_Task goal_
Repeat each entry as written and leave the images out of the copy.

_Data for processing_

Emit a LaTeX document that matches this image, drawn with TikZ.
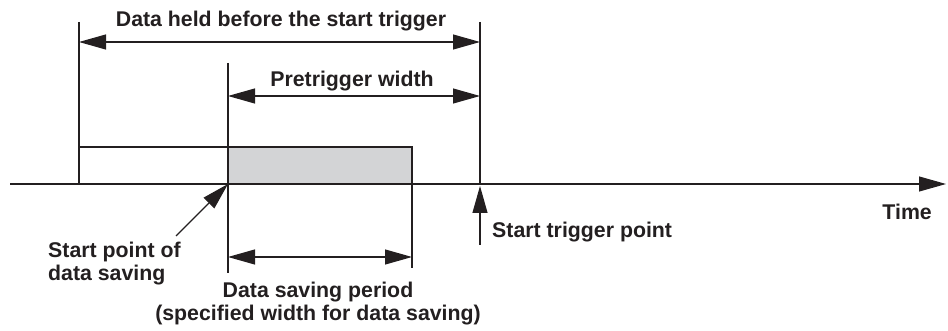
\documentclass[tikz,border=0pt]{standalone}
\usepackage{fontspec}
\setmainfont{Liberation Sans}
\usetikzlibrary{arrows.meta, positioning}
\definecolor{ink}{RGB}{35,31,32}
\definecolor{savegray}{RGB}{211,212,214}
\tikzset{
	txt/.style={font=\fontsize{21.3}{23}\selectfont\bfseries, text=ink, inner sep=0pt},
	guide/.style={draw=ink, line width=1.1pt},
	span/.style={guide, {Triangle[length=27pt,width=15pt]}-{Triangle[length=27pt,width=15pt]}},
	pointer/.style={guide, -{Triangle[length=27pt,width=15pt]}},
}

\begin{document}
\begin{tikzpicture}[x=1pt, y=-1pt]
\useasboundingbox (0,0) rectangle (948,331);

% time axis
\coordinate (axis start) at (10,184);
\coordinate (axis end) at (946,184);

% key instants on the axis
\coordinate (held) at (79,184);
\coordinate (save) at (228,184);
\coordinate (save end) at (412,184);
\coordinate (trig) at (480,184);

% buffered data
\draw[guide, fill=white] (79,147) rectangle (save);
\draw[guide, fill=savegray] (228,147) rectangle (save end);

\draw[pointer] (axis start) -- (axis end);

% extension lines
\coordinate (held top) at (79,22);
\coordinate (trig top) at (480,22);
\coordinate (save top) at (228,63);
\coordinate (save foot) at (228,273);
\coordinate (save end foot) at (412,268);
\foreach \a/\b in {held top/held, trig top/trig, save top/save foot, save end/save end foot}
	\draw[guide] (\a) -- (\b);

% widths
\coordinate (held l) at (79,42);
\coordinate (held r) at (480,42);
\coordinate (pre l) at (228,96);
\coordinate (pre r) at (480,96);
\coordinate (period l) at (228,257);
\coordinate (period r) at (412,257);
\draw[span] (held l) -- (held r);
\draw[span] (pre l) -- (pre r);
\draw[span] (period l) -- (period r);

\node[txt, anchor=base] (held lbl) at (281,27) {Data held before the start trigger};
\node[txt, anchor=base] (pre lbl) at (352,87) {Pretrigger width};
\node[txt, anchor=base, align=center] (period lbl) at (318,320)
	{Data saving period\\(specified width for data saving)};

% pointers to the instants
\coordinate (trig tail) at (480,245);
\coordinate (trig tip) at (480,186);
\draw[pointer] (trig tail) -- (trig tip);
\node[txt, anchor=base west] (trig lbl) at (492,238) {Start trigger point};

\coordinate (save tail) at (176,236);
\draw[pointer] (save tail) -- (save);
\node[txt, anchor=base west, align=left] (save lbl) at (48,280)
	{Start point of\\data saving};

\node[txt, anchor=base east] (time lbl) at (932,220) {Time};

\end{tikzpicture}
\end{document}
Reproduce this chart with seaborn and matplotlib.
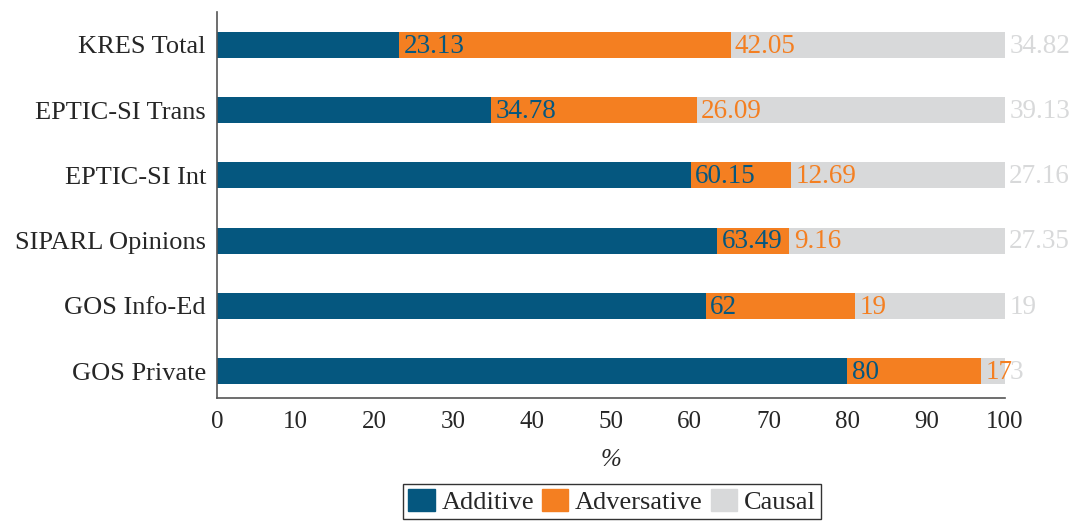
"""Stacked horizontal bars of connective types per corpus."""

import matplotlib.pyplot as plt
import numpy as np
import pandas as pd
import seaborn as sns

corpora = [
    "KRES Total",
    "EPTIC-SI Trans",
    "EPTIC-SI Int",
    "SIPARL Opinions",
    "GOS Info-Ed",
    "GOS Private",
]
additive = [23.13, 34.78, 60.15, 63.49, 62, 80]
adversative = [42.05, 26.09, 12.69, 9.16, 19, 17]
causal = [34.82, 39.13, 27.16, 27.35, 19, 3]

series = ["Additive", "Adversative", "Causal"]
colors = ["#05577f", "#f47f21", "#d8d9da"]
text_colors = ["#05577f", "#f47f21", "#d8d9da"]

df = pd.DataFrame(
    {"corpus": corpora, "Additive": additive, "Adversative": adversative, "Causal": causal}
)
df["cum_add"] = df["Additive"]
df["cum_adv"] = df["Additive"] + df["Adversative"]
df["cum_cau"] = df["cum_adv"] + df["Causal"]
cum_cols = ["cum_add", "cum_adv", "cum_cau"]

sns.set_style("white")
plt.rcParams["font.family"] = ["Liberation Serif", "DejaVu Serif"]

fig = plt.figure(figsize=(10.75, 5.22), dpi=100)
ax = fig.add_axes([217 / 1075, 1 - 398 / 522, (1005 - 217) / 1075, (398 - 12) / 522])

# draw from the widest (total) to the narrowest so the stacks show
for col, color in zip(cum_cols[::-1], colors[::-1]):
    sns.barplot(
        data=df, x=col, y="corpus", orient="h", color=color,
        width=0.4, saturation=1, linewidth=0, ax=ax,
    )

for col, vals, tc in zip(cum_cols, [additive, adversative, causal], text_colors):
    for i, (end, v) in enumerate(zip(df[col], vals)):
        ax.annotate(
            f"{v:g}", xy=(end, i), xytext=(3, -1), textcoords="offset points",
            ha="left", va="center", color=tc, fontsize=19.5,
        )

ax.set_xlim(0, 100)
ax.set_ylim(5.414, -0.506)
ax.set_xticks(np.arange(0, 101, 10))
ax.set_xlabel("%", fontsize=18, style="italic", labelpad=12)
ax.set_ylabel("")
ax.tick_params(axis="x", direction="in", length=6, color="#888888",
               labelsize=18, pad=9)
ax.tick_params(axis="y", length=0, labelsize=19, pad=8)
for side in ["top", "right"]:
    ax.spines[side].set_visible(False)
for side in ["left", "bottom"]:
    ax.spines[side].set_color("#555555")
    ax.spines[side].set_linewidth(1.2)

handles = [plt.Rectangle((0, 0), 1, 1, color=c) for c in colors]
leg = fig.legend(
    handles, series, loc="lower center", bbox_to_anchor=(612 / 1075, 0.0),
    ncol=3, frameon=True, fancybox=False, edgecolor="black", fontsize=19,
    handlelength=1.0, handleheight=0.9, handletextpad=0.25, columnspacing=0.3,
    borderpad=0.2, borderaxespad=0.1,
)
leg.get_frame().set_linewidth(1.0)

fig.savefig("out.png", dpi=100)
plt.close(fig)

_Answer to this exercise_
Emit a LaTeX document that matches this image, drawn with TikZ.
\documentclass[tikz,border=0pt]{standalone}
\usepackage{fontspec}
\setmainfont{Liberation Sans}
\usetikzlibrary{arrows.meta, positioning}
\definecolor{ink}{RGB}{35,31,32}
\definecolor{savegray}{RGB}{211,212,214}
\tikzset{
	txt/.style={font=\fontsize{21.3}{23}\selectfont\bfseries, text=ink, inner sep=0pt},
	guide/.style={draw=ink, line width=1.1pt},
	span/.style={guide, {Triangle[length=27pt,width=15pt]}-{Triangle[length=27pt,width=15pt]}},
	pointer/.style={guide, -{Triangle[length=27pt,width=15pt]}},
}

\begin{document}
\begin{tikzpicture}[x=1pt, y=-1pt]
\useasboundingbox (0,0) rectangle (948,331);

% time axis
\coordinate (axis start) at (10,184);
\coordinate (axis end) at (946,184);

% key instants on the axis
\coordinate (held) at (79,184);
\coordinate (save) at (228,184);
\coordinate (save end) at (412,184);
\coordinate (trig) at (480,184);

% buffered data
\draw[guide, fill=white] (79,147) rectangle (save);
\draw[guide, fill=savegray] (228,147) rectangle (save end);

\draw[pointer] (axis start) -- (axis end);

% extension lines
\coordinate (held top) at (79,22);
\coordinate (trig top) at (480,22);
\coordinate (save top) at (228,63);
\coordinate (save foot) at (228,273);
\coordinate (save end foot) at (412,268);
\foreach \a/\b in {held top/held, trig top/trig, save top/save foot, save end/save end foot}
	\draw[guide] (\a) -- (\b);

% widths
\coordinate (held l) at (79,42);
\coordinate (held r) at (480,42);
\coordinate (pre l) at (228,96);
\coordinate (pre r) at (480,96);
\coordinate (period l) at (228,257);
\coordinate (period r) at (412,257);
\draw[span] (held l) -- (held r);
\draw[span] (pre l) -- (pre r);
\draw[span] (period l) -- (period r);

\node[txt, anchor=base] (held lbl) at (281,27) {Data held before the start trigger};
\node[txt, anchor=base] (pre lbl) at (352,87) {Pretrigger width};
\node[txt, anchor=base, align=center] (period lbl) at (318,320)
	{Data saving period\\(specified width for data saving)};

% pointers to the instants
\coordinate (trig tail) at (480,245);
\coordinate (trig tip) at (480,186);
\draw[pointer] (trig tail) -- (trig tip);
\node[txt, anchor=base west] (trig lbl) at (492,238) {Start trigger point};

\coordinate (save tail) at (176,236);
\draw[pointer] (save tail) -- (save);
\node[txt, anchor=base west, align=left] (save lbl) at (48,280)
	{Start point of\\data saving};

\node[txt, anchor=base east] (time lbl) at (932,220) {Time};

\end{tikzpicture}
\end{document}
Reproduce this chart with seaborn and matplotlib.
"""Stacked horizontal bars of connective types per corpus."""

import matplotlib.pyplot as plt
import numpy as np
import pandas as pd
import seaborn as sns

corpora = [
    "KRES Total",
    "EPTIC-SI Trans",
    "EPTIC-SI Int",
    "SIPARL Opinions",
    "GOS Info-Ed",
    "GOS Private",
]
additive = [23.13, 34.78, 60.15, 63.49, 62, 80]
adversative = [42.05, 26.09, 12.69, 9.16, 19, 17]
causal = [34.82, 39.13, 27.16, 27.35, 19, 3]

series = ["Additive", "Adversative", "Causal"]
colors = ["#05577f", "#f47f21", "#d8d9da"]
text_colors = ["#05577f", "#f47f21", "#d8d9da"]

df = pd.DataFrame(
    {"corpus": corpora, "Additive": additive, "Adversative": adversative, "Causal": causal}
)
df["cum_add"] = df["Additive"]
df["cum_adv"] = df["Additive"] + df["Adversative"]
df["cum_cau"] = df["cum_adv"] + df["Causal"]
cum_cols = ["cum_add", "cum_adv", "cum_cau"]

sns.set_style("white")
plt.rcParams["font.family"] = ["Liberation Serif", "DejaVu Serif"]

fig = plt.figure(figsize=(10.75, 5.22), dpi=100)
ax = fig.add_axes([217 / 1075, 1 - 398 / 522, (1005 - 217) / 1075, (398 - 12) / 522])

# draw from the widest (total) to the narrowest so the stacks show
for col, color in zip(cum_cols[::-1], colors[::-1]):
    sns.barplot(
        data=df, x=col, y="corpus", orient="h", color=color,
        width=0.4, saturation=1, linewidth=0, ax=ax,
    )

for col, vals, tc in zip(cum_cols, [additive, adversative, causal], text_colors):
    for i, (end, v) in enumerate(zip(df[col], vals)):
        ax.annotate(
            f"{v:g}", xy=(end, i), xytext=(3, -1), textcoords="offset points",
            ha="left", va="center", color=tc, fontsize=19.5,
        )

ax.set_xlim(0, 100)
ax.set_ylim(5.414, -0.506)
ax.set_xticks(np.arange(0, 101, 10))
ax.set_xlabel("%", fontsize=18, style="italic", labelpad=12)
ax.set_ylabel("")
ax.tick_params(axis="x", direction="in", length=6, color="#888888",
               labelsize=18, pad=9)
ax.tick_params(axis="y", length=0, labelsize=19, pad=8)
for side in ["top", "right"]:
    ax.spines[side].set_visible(False)
for side in ["left", "bottom"]:
    ax.spines[side].set_color("#555555")
    ax.spines[side].set_linewidth(1.2)

handles = [plt.Rectangle((0, 0), 1, 1, color=c) for c in colors]
leg = fig.legend(
    handles, series, loc="lower center", bbox_to_anchor=(612 / 1075, 0.0),
    ncol=3, frameon=True, fancybox=False, edgecolor="black", fontsize=19,
    handlelength=1.0, handleheight=0.9, handletextpad=0.25, columnspacing=0.3,
    borderpad=0.2, borderaxespad=0.1,
)
leg.get_frame().set_linewidth(1.0)

fig.savefig("out.png", dpi=100)
plt.close(fig)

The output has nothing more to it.